The paper Cloning SIM Cards Usability Reduction in Mobile Networks, by
M.A. Al-Fayoumi and N.F. Shilbayeh, places the focus on security issues in the
context of mobile networks. The authors introduce a probabilistic model to facilitate
the detection of cloned SIM cards, to better address fraud in cellular networks.
We hope you will enjoy reading this special issue as much as we enjoyed putting
it together and that you find these articles inspiring and useful. Our utmost gratitude
goes to the anonymous reviewers for offering their time and expertise during two
reviewing rounds. Special appreciation goes to the editor in chief, Deep Medhi, and
the Springer staff for their valuable suggestions and help.

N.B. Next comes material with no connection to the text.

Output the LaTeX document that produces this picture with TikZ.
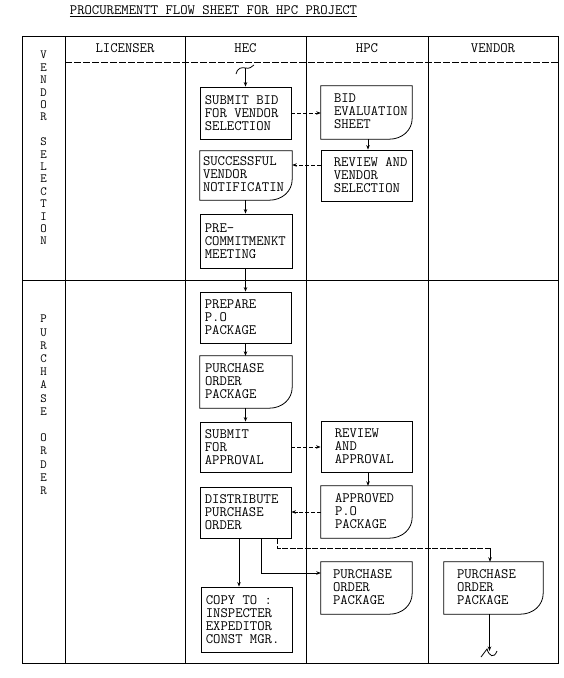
\documentclass[tikz,border=0pt]{standalone}
\usetikzlibrary{arrows.meta}
\newcommand\boxfont{\fontsize{14.3}{13}\selectfont\ttfamily}
\newcommand\sidefont{\fontsize{12.5}{12.4}\selectfont\ttfamily}
\begin{document}
\begin{tikzpicture}[x=1pt,y=-1pt,
  frame/.style={line width=0.9pt},
  rbox/.style={draw,line width=0.8pt,inner sep=0pt},
  dbox/.style={draw=none,inner sep=0pt},
  sz/.style 2 args={minimum width=#1,minimum height=#2},
  txt/.style={align=left,inner sep=0pt,font=\boxfont,anchor=west},
  hdr/.style={inner sep=0pt,font=\boxfont},
  side/.style={align=center,inner sep=0pt,font=\sidefont},
  ln/.style={line width=0.8pt},
  arr/.style={line width=0.8pt,-{Stealth[length=4.5pt,width=3.5pt]}},
  darr/.style={arr,dash pattern=on 4pt off 1.8pt}
]
\useasboundingbox (0,0) rectangle (564,678);
\fill[white] (0,0) rectangle (564,678);

% title
\node[hdr] (title) at (213.5,11) {\underline{PROCUREMENTT FLOW SHEET FOR HPC PROJECT}};

% frame
\draw[frame] (22,36) rectangle (558,663);
\foreach \x in {65,185,306,428} \draw[frame] (\x,36) -- (\x,663);
\draw[frame] (22,280) -- (558,280);
\draw[line width=0.8pt,dash pattern=on 7pt off 2pt] (65,62) -- (558,62);

% headers
\node[hdr] (hl) at (125,48) {LICENSER};
\node[hdr] (hh) at (245.5,48) {HEC};
\node[hdr] (hp) at (367,48) {HPC};
\node[hdr] (hv) at (493,48) {VENDOR};

% side labels
\node[side] (sv) at (43.5,148) {V\\E\\N\\D\\O\\R\\\mbox{}\\S\\E\\L\\E\\C\\T\\I\\O\\N};
\node[side,font=\fontsize{12.5}{13.2}\selectfont\ttfamily] (sp) at (43.5,405) {P\\U\\R\\C\\H\\A\\S\\E\\\mbox{}\\O\\R\\D\\E\\R};

% HEC boxes
\node[rbox,sz={91pt}{52pt}] (sub1) at (245.5,113) {};
\node[txt] (sub1t) at ([xshift=5pt]sub1.west) {SUBMIT BID\\FOR VENDOR\\SELECTION};
\node[dbox,sz={92pt}{49pt}] (succ) at (246,175.5) {};
\node[txt] (succt) at ([xshift=3pt,yshift=1pt]succ.west) {SUCCESSFUL\\VENDOR\\NOTIFICATIN};
\node[rbox,sz={92pt}{54pt}] (pre) at (246,241) {};
\node[txt] (pret) at ([xshift=5pt]pre.west) {PRE-\\COMMITMENKT\\MEETING};
\node[rbox,sz={91pt}{51pt}] (prep) at (245.5,317.5) {};
\node[txt] (prept) at ([xshift=5pt]prep.west) {PREPARE\\P.O\\PACKAGE};
\node[dbox,sz={92pt}{52pt}] (pop1) at (246,382) {};
\node[txt] (pop1t) at ([xshift=5pt,yshift=1pt]pop1.west) {PURCHASE\\ORDER\\PACKAGE};
\node[rbox,sz={91pt}{50pt}] (subap) at (245.5,447) {};
\node[txt] (subapt) at ([xshift=5pt]subap.west) {SUBMIT\\FOR\\APPROVAL};
\node[rbox,sz={91pt}{51pt}] (dist) at (245.5,512.5) {};
\node[txt] (distt) at ([xshift=5pt]dist.west) {DISTRIBUTE\\PURCHASE\\ORDER};
\node[rbox,sz={91pt}{65pt}] (copy) at (246.5,619.5) {};
\node[txt] (copyt) at ([xshift=5pt]copy.west) {COPY TO :\\INSPECTER\\EXPEDITOR\\CONST MGR.};

% HPC boxes
\node[dbox,sz={91pt}{53pt}] (bideval) at (366.5,112.5) {};
\node[txt] (bidevalt) at ([xshift=13pt,yshift=1pt]bideval.west) {BID\\EVALUATION\\SHEET};
\node[rbox,sz={91pt}{51pt}] (revsel) at (366.5,175.5) {};
\node[txt] (revselt) at ([xshift=13pt]revsel.west) {REVIEW AND\\VENDOR\\SELECTION};
\node[rbox,sz={91pt}{51pt}] (revap) at (366.5,446.5) {};
\node[txt] (revapt) at ([xshift=14pt]revap.west) {REVIEW\\AND\\APPROVAL};
\node[dbox,sz={91pt}{52pt}] (appr) at (366.5,512) {};
\node[txt] (apprt) at ([xshift=14pt,yshift=1pt]appr.west) {APPROVED\\P.O\\PACKAGE};
\node[dbox,sz={91pt}{52pt}] (pop2) at (366.5,588) {};
\node[txt] (pop2t) at ([xshift=12pt,yshift=1pt]pop2.west) {PURCHASE\\ORDER\\PACKAGE};

% Vendor box
\node[dbox,sz={99pt}{52pt}] (pop3) at (493.5,588) {};
\node[txt] (pop3t) at ([xshift=13pt,yshift=1pt]pop3.west) {PURCHASE\\ORDER\\PACKAGE};

% document shapes
\foreach \n in {succ,pop1,bideval,appr,pop2,pop3}
  \draw[ln] (\n.north west) -- (\n.north east) -- ([yshift=21pt]\n.south east)
    .. controls ([yshift=9pt]\n.south east) and ([xshift=-10pt]\n.south east)
    .. ([xshift=-23pt]\n.south east) -- (\n.south west) -- cycle;

% start
\coordinate (start) at (245.5,68);
\draw[ln] (236,74) .. controls (237,68) and (242,67) .. (245.5,68)
  .. controls (249,69) and (252,67) .. (254,65);
\draw[arr] (start) -- (start |- sub1.north);

% connectors
\draw[darr] (sub1.east) -- (sub1.east -| bideval.west);
\draw[arr] ([xshift=1.5pt]bideval.south) -- ([xshift=1.5pt]revsel.north);
\draw[darr] ([yshift=10.5pt]revsel.west) -- ([yshift=10.5pt]succ.east);
\draw[arr] ([xshift=-0.5pt]succ.south) -- ([xshift=-0.5pt]succ.south |- pre.north);
\draw[arr] ([xshift=-0.5pt]pre.south) -- ([xshift=-0.5pt]pre.south |- prep.north);
\draw[arr] (prep.south) -- (prep.south |- pop1.north);
\draw[arr] (pop1.south -| prep.south) -- (prep.south |- subap.north);
\draw[darr] (subap.east) -- (subap.east -| revap.west);
\draw[arr] ([xshift=1.5pt]revap.south) -- ([xshift=1.5pt]appr.north);
\draw[darr] (appr.west) -- (appr.west -| dist.east);
\draw[arr] ([xshift=-6.5pt]dist.south) -- ([xshift=-6.5pt]dist.south |- copy.north);
\draw[arr] ([xshift=15.5pt]dist.south) |- ([yshift=15pt]pop2.west);
\coordinate (bend) at (490,548);
\draw[ln,dash pattern=on 6pt off 1.5pt] ([xshift=31.5pt]dist.south) |- (bend);
\draw[arr] (bend) -- (bend |- pop3.north);

% end
\coordinate (endp) at (489.5,651);
\draw[arr] (pop3.south -| endp) -- (endp);
\draw[ln] (481,657) -- (487,649) .. controls (489,656) and (494,659) .. (497,651);
\end{tikzpicture}
\end{document}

Antonio Liotta holds the Chair of Communication Network Protocols at the Eindhoven University of
Technology (The Netherlands), where he leads the Smart Networks team (http://bit.ly/autonomic_
networks) since 2008. Antonio is a Fellow of the UK Higher Education Academy and serves the Peer
Review College of the UK Engineering and Physical Sciences Research Council. He is editor-in-chief of
the book series Internet of Things: Technology, Communications and Computing (Springer), associate
editor of the Journal of Network and System Management (Springer), and serves the editorial board of
five more journals. During the last decade, he has investigated topical issues in the area of computer and
multimedia networking and is currently studying cognitive systems in the context of optical, wireless and
sensor networks. He has five patents and over 170 publications to his credit, and is the author of
Networks for Pervasive Services: six ways to upgrade the Internet (Springer, 2011 http://bit.ly/
pervasive-networks). His work on smart networks has been featured by IEEE Spectrum in The cognitive
Net is coming (August 2013).
Giuseppe Di Fatta is an Associate Professor of Computer Science at the University of Reading, Reading,
UK, where he has been since 2006. He is the Director of the MSc in Advanced Computer Science. In
1999, he was a research fellow at the International Computer Science Institute (ICSI), Berkeley, CA,
USA. From 2000 to 2004, he was with the High-Performance Computing and Networking Institute of the
National Research Council, Italy. From 2004 to 2006, he was with the University of Konstanz, Konstanz,
Germany. He serves in the editorial board of the Elsevier Journal of Network and Computer Applications
(JNCA). His research interests include data mining, scalable algorithms, distributed and parallel
computing, and multidisciplinary applications. He has published over 60 articles in peer-reviewed
conferences and journals. He has organised and chaired international workshops and conferences in data
mining, distributed systems and computer networks, and is the co-founder of the IEEE ICDM Workshop
on Data Mining in Networks (DaMNet).